▶ **Problem**
Copy whichever lines contain the string "this".

▶ **Extracted material**
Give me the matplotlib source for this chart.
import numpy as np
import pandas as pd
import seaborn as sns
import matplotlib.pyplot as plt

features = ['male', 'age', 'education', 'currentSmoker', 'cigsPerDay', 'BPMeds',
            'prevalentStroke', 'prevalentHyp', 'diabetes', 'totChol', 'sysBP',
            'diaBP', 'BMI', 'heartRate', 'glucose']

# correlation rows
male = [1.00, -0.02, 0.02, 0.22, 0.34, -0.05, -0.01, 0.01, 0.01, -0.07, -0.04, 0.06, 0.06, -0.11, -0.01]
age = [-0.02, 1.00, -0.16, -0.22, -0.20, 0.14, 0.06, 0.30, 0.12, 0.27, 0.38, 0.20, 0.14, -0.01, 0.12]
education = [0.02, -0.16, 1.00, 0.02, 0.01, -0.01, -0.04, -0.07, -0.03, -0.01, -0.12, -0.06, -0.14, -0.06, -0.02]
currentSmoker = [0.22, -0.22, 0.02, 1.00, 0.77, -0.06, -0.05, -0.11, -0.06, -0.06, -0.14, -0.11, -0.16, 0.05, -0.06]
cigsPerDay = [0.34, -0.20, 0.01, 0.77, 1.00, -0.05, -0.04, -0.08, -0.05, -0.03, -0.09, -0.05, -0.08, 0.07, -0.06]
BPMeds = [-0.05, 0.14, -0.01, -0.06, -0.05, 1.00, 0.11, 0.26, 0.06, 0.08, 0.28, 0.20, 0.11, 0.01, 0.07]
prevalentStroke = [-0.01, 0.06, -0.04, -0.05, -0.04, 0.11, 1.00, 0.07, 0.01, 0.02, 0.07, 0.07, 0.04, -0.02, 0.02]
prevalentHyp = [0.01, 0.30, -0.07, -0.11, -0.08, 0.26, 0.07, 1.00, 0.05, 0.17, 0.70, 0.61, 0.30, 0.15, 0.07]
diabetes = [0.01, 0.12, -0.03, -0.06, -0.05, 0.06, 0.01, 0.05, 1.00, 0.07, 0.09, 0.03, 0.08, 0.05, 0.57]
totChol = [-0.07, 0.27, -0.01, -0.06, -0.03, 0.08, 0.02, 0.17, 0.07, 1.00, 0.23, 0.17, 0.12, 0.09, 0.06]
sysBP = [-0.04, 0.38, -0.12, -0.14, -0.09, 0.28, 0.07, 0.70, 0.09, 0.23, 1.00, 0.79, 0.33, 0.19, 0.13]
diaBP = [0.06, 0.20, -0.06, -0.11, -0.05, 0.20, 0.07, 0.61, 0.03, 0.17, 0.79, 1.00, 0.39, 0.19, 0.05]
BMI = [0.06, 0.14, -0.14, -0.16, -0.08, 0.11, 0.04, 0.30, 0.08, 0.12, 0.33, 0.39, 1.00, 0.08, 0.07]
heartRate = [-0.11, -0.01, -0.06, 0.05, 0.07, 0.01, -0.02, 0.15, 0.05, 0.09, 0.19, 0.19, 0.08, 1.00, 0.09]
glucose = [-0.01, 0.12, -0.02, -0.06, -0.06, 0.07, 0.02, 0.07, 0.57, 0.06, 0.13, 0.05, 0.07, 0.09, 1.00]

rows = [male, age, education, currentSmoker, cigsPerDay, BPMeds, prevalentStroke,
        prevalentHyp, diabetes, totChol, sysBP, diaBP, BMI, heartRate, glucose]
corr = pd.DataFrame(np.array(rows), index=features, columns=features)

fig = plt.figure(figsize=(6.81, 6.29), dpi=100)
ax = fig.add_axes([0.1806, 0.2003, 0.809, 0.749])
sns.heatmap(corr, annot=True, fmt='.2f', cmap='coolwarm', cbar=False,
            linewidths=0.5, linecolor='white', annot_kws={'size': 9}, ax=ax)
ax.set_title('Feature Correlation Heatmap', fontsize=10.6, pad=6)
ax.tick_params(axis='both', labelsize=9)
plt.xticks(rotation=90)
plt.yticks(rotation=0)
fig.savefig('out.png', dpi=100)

* * *

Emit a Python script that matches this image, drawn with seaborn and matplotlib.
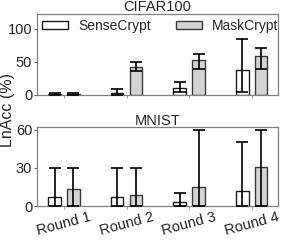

▶ **Correct answer**
Give me the matplotlib source for this chart.
Emit a Python script that matches this image, drawn with seaborn and matplotlib.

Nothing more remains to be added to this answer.